The Nikkei was up 0.2 percent at 15,922.33 in morning trade, near the six-year intraday high of 16,029.65 hit on Tuesday, after stronger-than-expected US manufacturing data helped Wall Street shares finish at record highs.
U.S. durable goods orders for November surged on rising demand for goods across a spectrum of industries, pointing to strength in the economy.
"Trading volume is below average because of winter holidays but we don't really have negative factors at the moment. The market could rally in the final days of year," said Soichiro Monji, chief strategist at Daiwa SB Investments.

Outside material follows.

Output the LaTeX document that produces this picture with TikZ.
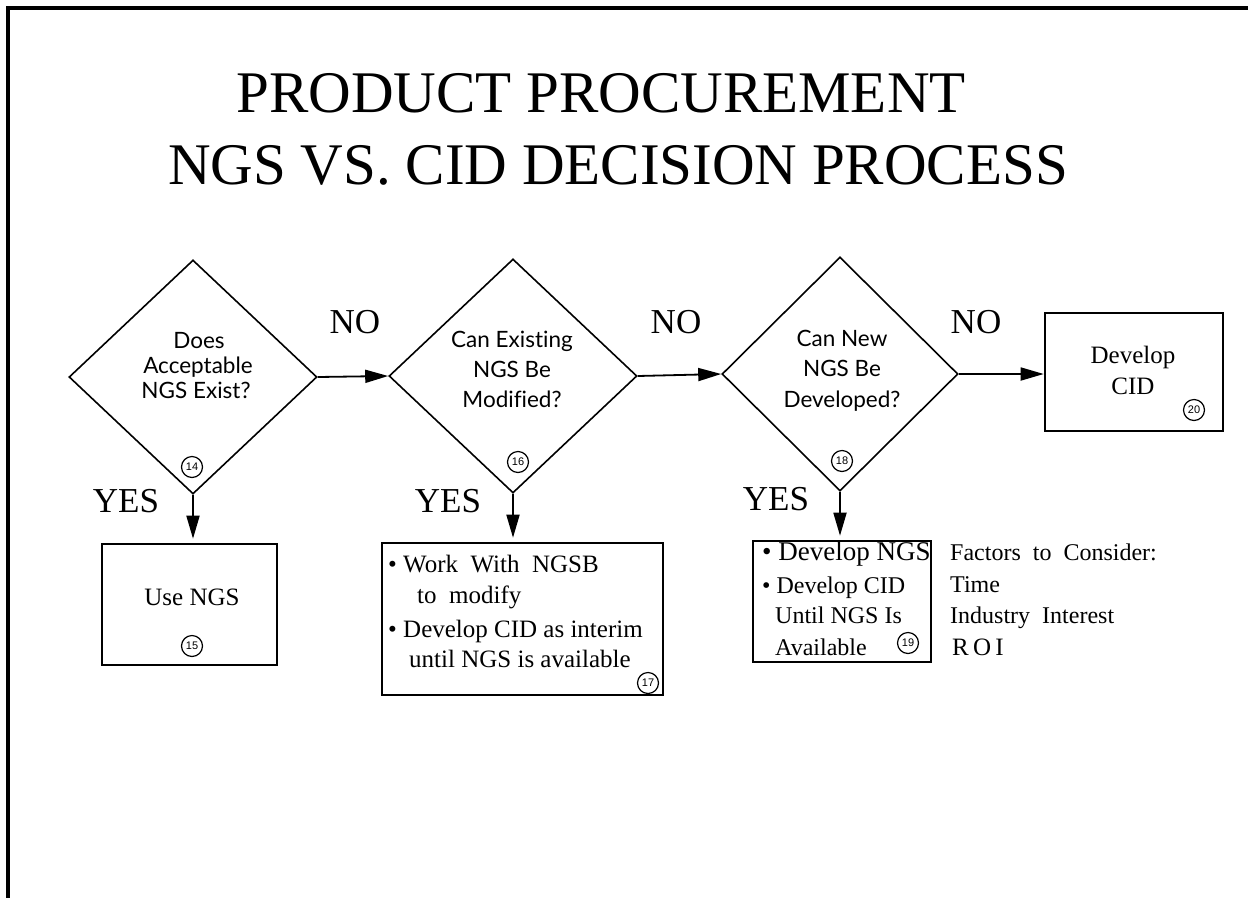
\documentclass[tikz,border=0pt]{standalone}
\usepackage{fontspec}
\setmainfont{Liberation Serif}
\newfontfamily\dfont{Lato}[Ligatures=NoCommon]
\newfontfamily\nfont{Liberation Sans}
\usetikzlibrary{shapes.geometric,arrows.meta}
\tikzset{
  dia/.style={draw,diamond,line width=1.6pt,inner sep=0pt,minimum height=234pt},
  boxn/.style={draw,rectangle,line width=2.6pt,inner sep=0pt},
  arr/.style={line width=1.8pt,-{Triangle[length=23pt,width=13pt]}},
  dtext/.style={font=\dfont\fontsize{22.5pt}{29pt}\selectfont,anchor=base,inner sep=0pt},
  ttl/.style={font=\fontsize{59pt}{70pt}\selectfont,anchor=base,inner sep=0pt},
  lbl/.style={font=\fontsize{35pt}{40pt}\selectfont,anchor=base,inner sep=0pt},
  btext/.style={font=\fontsize{25pt}{30pt}\selectfont,anchor=base,inner sep=0pt},
  bl/.style={font=\fontsize{25pt}{30pt}\selectfont,anchor=base west,inner sep=0pt},
  num/.style={draw,circle,line width=1.2pt,inner sep=0pt,minimum size=21pt,font=\nfont\fontsize{11pt}{12pt}\selectfont}
}
\begin{document}
\begin{tikzpicture}[x=1pt,y=-1pt]
\useasboundingbox (0,0) rectangle (1248,898);
% frame
\coordinate (tl) at (6,8);
\coordinate (tr) at (1248,8);
\coordinate (lt) at (8,8);
\coordinate (lb) at (8,898);
\draw[line width=4.5pt] (tl) -- (tr);
\draw[line width=4pt] (lt) -- (lb);
% title
\node[ttl] (t1) at (601,112) {PRODUCT PROCUREMENT};
\node[ttl] (t2) at (618,184) {NGS VS. CID DECISION PROCESS};
% diamonds
\node[dia,minimum width=248pt] (d1) at (193,377) {};
\node[dia,minimum width=248pt] (d2) at (513,376) {};
\node[dia,minimum width=236pt] (d3) at (840,374) {};
\node[dtext] (d1a) at (199,348) {Does};
\node[dtext] (d1b) at (198,373) {Acceptable};
\node[dtext] (d1c) at (196,398) {NGS Exist?};
\node[dtext] (d2a) at (512,347) {Can Existing};
\node[dtext] (d2b) at (512,377) {NGS Be};
\node[dtext] (d2c) at (512,407) {Modified?};
\node[dtext] (d3a) at (842,346) {Can New};
\node[dtext] (d3b) at (842,376) {NGS Be};
\node[dtext] (d3c) at (842,407) {Developed?};
\node[num] (n14) at (192,467) {14};
\node[num] (n16) at (518,462) {16};
\node[num] (n18) at (842,461) {18};
% boxes
\node[boxn,minimum width=175pt,minimum height=121pt] (b15) at (189.5,604.5) {};
\node[boxn,minimum width=281pt,minimum height=152pt] (b17) at (522.5,619) {};
\node[boxn,minimum width=178pt,minimum height=121pt] (b19) at (842,601.5) {};
\node[boxn,minimum width=178pt,minimum height=118pt] (b20) at (1134,372) {};
% box texts
\node[btext] (u15) at (192,605) {Use NGS};
\node[num] (n15) at (192,646) {15};
\node[bl] (l17a) at (388,572) {\textbullet\ Work\ \ With\ \ NGSB};
\node[bl] (l17b) at (417,603) {to\ \ modify};
\node[bl] (l17c) at (388,637) {\textbullet\ Develop CID as interim};
\node[bl] (l17d) at (409,667) {until NGS is available};
\node[num] (n17) at (648,683) {17};
\node[bl,font=\fontsize{27pt}{30pt}\selectfont] (l19a) at (762,560) {\textbullet\ Develop NGS};
\node[bl,font=\fontsize{24pt}{30pt}\selectfont] (l19b) at (762,593) {\textbullet\ Develop CID};
\node[bl,font=\fontsize{24pt}{30pt}\selectfont] (l19c) at (775,623) {Until NGS Is};
\node[bl,font=\fontsize{24pt}{30pt}\selectfont] (l19d) at (775,655) {Available};
\node[num] (n19) at (908,643) {19};
\node[btext] (t20a) at (1133,363) {Develop};
\node[btext] (t20b) at (1133,394) {CID};
\node[num] (n20) at (1194,410) {20};
% factors
\node[bl,font=\fontsize{24pt}{30pt}\selectfont] (f1) at (950,560) {Factors\ \ to\ \ Consider:};
\node[bl,font=\fontsize{24pt}{30pt}\selectfont] (f2) at (950,592) {Time};
\node[bl,font=\fontsize{24pt}{30pt}\selectfont] (f3) at (950,623) {Industry\ \ Interest};
\node[bl,font=\fontsize{25pt}{30pt}\selectfont] (f4) at (952,655) {R\,O\,I};
% labels
\node[lbl] (no1) at (355,333) {NO};
\node[lbl] (no2) at (676,333) {NO};
\node[lbl] (no3) at (976,333) {NO};
\node[lbl] (y1) at (126,512) {YES};
\node[lbl] (y2) at (448,512) {YES};
\node[lbl] (y3) at (776,510) {YES};
% connectors
\draw[arr] (d1.east) -- (d2.west);
\draw[arr] (d2.east) -- (d3.west);
\draw[arr] (d3.east) -- (d3.east -| b20.west);
\draw[arr,shorten >=4pt] (d1.south) -- (d1.south |- b15.north);
\draw[arr,shorten >=4pt] (d2.south) -- (d2.south |- b17.north);
\draw[arr,shorten >=4pt] (d3.south) -- (d3.south |- b19.north);
\end{tikzpicture}
\end{document}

The market was also supported by hopes that Japanese retail investors who have sold stocks before a rise in the capital gains tax may soon be buying back shares.
Japan will double the capital gains tax to 20 percent on January 1 but Wednesday is the effective deadline to benefit from the lower tax rate, because transactions on Thursday will be settled next year.
Even if investors do not start buying back immediately, any tax-related selling will subside from Thursday, potentially giving a boost to the market, market players said.
Traders are also pinning hopes on buying from new tax-free investment accounts, dubbed NISA, for the Nippon Individual Savings Account, which launch on January 1. The government has introduced the scheme to lure more Japanese savings to shares to bolster the economy.
Japanese stocks have enjoyed a record-breaking rally this year, backed by Tokyo's aggressive fiscal and monetary stimulus aimed at sparking sustainable growth in the world's third-largest economy.
The benchmark Nikkei is up 53 percent this year, on track for its best annual rise since 1972.
But buying appeared to be led by speculative accounts on Wednesday, traders said, as they concentrated on a small number of index heavyweights such as Fast Retailing, which rose 2.8 percent.
The broader Topix index was down 0.3 percent at 1,254.17, with volume at less than 40 percent of the full daily average for the past 90 trading days as of midmorning.
Food maker Nippon Meat Packers jumped 3.7 percent after a rating upgrade by Goldman Sachs.
Softbank <9984.T> fell 1.1 percent following a media report that it is in the final stages of talks with T-Mobile parent company Deutsche Telekom about acquiring the U.S.-based wireless carrier.